Early in the last century a Minneapolis banker named Roy Quimby set out to open bunches of small-town banks across the state. He started modestly in 1912, moving his first bank into a vacated 1894 bank building in Waconia. In Cologne he renovated half a double-wide house.

In 1915 Roy found an architect bitten by the Greek Revival bug, and by 1916 had built eleven virtually identical bank buildings in Hamel, Marine-on-St. Croix, St. Louis Park, Frontenac, Chanhassen, Augusta, Long Siding, Skyberg, Tower, New Prairie, and St. Bonifacius.

Quimby’s intent was never established, but he sold a baker’s dozen of his banks to a gullible speculator in 1918 for a dime on the dollar, and the banks quickly proved to have been looted. The state banking commissioner stepped in and closed them.

Cleverly avoiding a court appearance, Roy died a few days before the 1919 trial of the gullible speculator, who was convicted of bank fraud and sent to Stillwater. The infant Fed did not swoop in to rescue unwitting small depositors, mostly farmers. It took the state’s receiver until 1927 to claw back seventy-five cents on the dollar for Frontenac folks. L.H. Savage of Lake City had 40 cents on deposit in 1919; he got dividend checks of 22, 4, 3, and 2 cents.
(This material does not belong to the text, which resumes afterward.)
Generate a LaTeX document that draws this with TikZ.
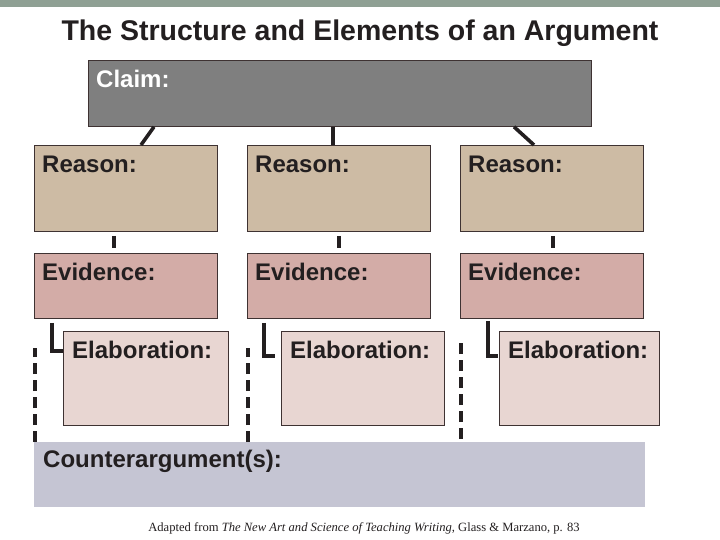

Hamel exists in name only as “Uptown Hamel, the Historic Downtown District of the City of Medina.” Chanhassen’s bank fell to rapid suburban expansion as well. The towns of Augusta, Long Siding, Skyberg and New Prairie have all but disappeared. But about half the Greek Revival bank buildings survive today in some form.

The Marine building alone houses a bank a century later. The now-vacant Frontenac bank gleams on the east side of Hwy 61. Saint Bonny’s former bank is now the town’s public library.

Part of a touching love story after WWII, the New Prairie bank was dismantled for its lumber and parts, recycled by Windy and Donna Peterson to build their dream home on the Terrace, MN mill pond. The bank’s leaded glass transoms made spectacular kitchen windows.

The St. Louis Park bank was razed before 1960, leaving a wound in local history that still bleeds. One stellar image survives, gloriously reminiscent of the Parthenon in Athens. Hyperbole? Maybe.

The bank would have made a perfect home for the St. Louis Park Historical Society, where I serve as a trustee. But the Society was not founded until 1969.

Some history dies in oblivion; some fairy tales never come true.